Anyone have any thoughts? Either on the lighting issue or my attempts to improving a basic scene? Am I barking up the wrong tree by moving the computations out of GL and into my own software?
I think typically that you want to create Vertex buffer objects for your vertices and then index buffers for your tris. Then send your matrices (modelview, projection) down to the card and let the card do the transformations. Doing them on the CPU defeats the purpose of all those little cores on the card!!
As far as lighting, the way to go is to start writing your own lighting vertex and fragment shaders! Its not obvious to me what issues you are having with the fixed func. lighting…
My thinking was that by having the CPU handle all of vertex transforms I’d have the information available to do all my operations on them (intersections, etc) without having to preprocess any vertices that may have been transformed by rotates/translates/scales.
That’s a bit too big of a leap for me right now. I’ll get to it in time, but I need to digest a few things before I leap into the world of shaders (I’ve been using fixed pipeline for over 10 years).
Ignore the lighting problem If I switch back to allowing the API/GPU to do my transforms, then my lighting problem should be solved.
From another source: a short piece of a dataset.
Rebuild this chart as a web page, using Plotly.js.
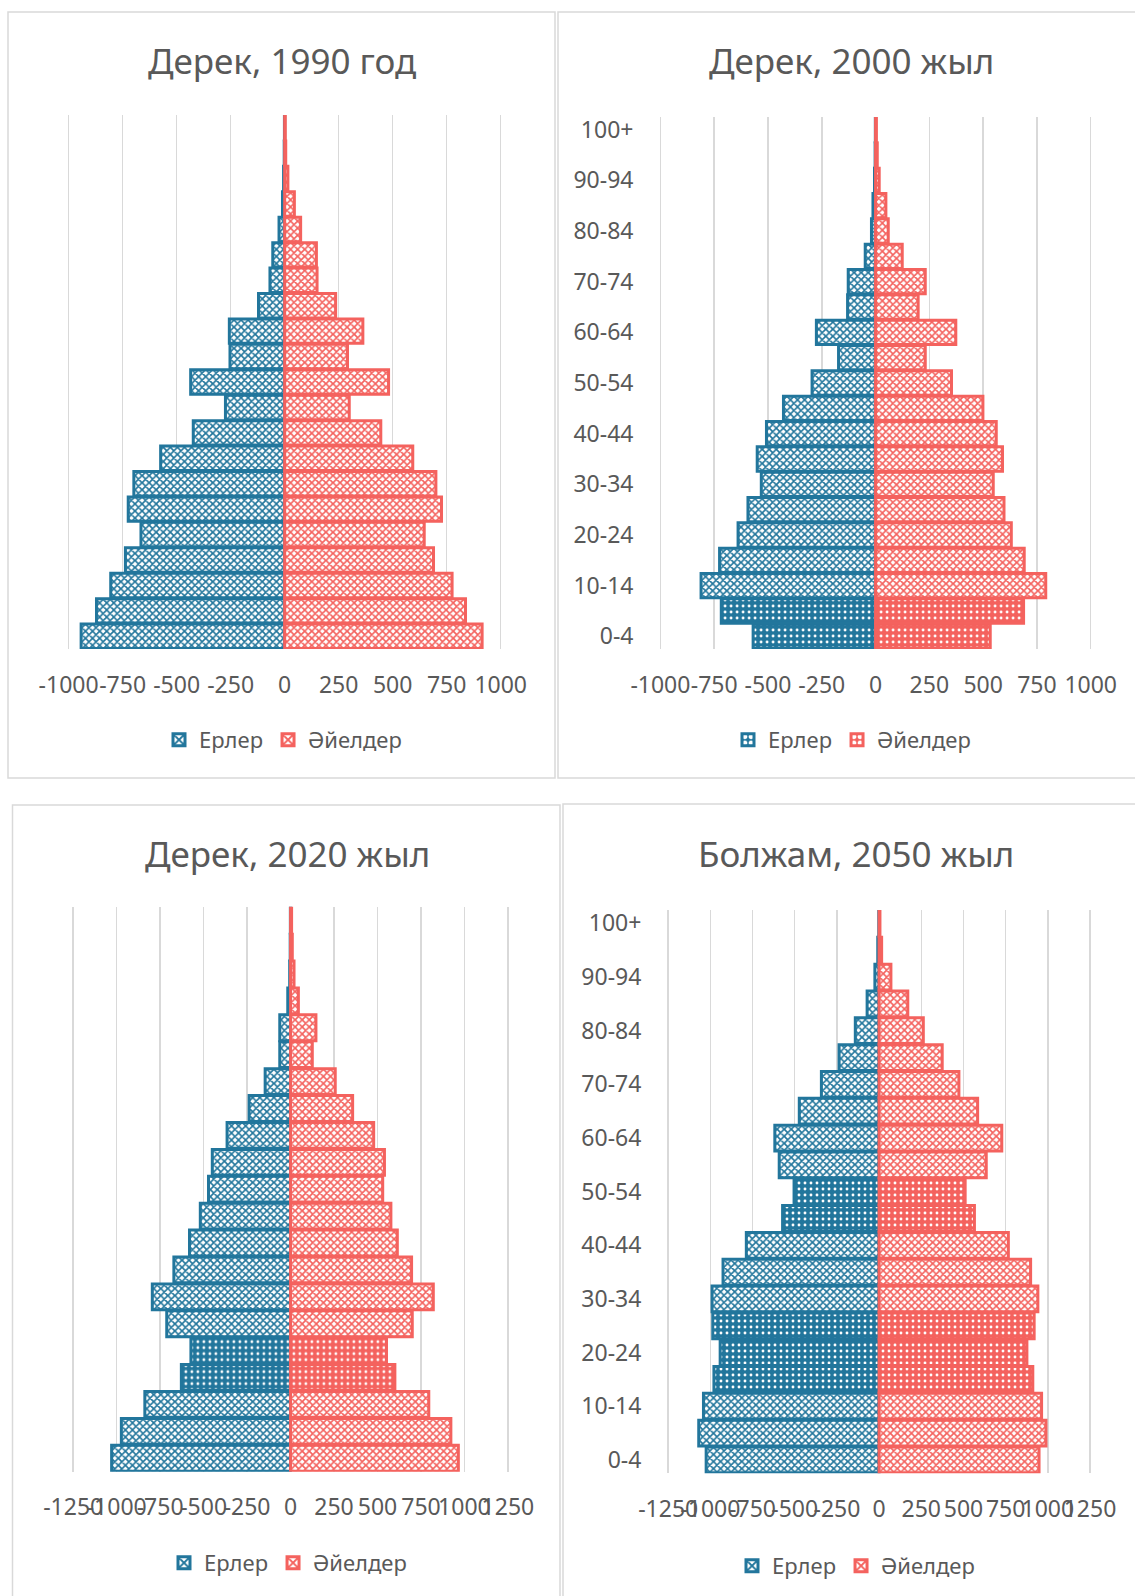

You can avoid transforming all your object vertices into world coordinates for intersection testing by transforming the object you test with (perhaps a ray or something similarly simple?) into the object’s coordinate system.
If intersection testing is a bottleneck for you and your objects are as big as you describe you should probably also consider using some acceleration data structure, like bounding volume hierarchies, kd-tree, or something along those lines.
The GPU is really good at transforming vertices fast, so you should let it do that if at all possible
I’ve thought about transforming my rays/etc into world coordinates, but half my objects are are world coordinates and the other half are in local coordinates. It’s the nature of a beast that has grown progressively larger over the years
I’m accelerating my searches using a pretty simple octree. No noticable performance hits yet, but then I haven’t bothered profiling it, either.
I’ve decided to bite the bullet and hack together a 3.0+ sample. We’ll see where that takes me.
You have tens of million vertices?
This is quite a lot!
I remember about 10 years ago I tried to handle about 100000 to 1 million vertices on cpu.
Forget it, even the biggest newest 8/16 Core CPus are not able to do it performantly.
It’s simple. Todays top CPUs have about 20GB/s peak performance in memory access. You need 3 access
read (transfer to GPU)
Having tens of millions vertices, no Cache will help you very much, your effective bandwith will be about 1GB/s.
Lets look to GPU. You have on Top GPUs more than 200 GB/s bandwith!
On performance side, you need all your CPU performance/bandwith to transfer your data to GPU. Doing more on CPU will drastically reduce performance, because the limit is the memory bandwidth on CPU.
So I think, its not worth looking into transforming your vertices on CPU. GPU is much better designed to do it really fast.
Furthermore on CPU, you should use SSE, ok some compilers may do it for you, but its tricky, and a lot of pitfalls are waiting for you. Good old x87 code without prefetching and streaming additions will not make you happy.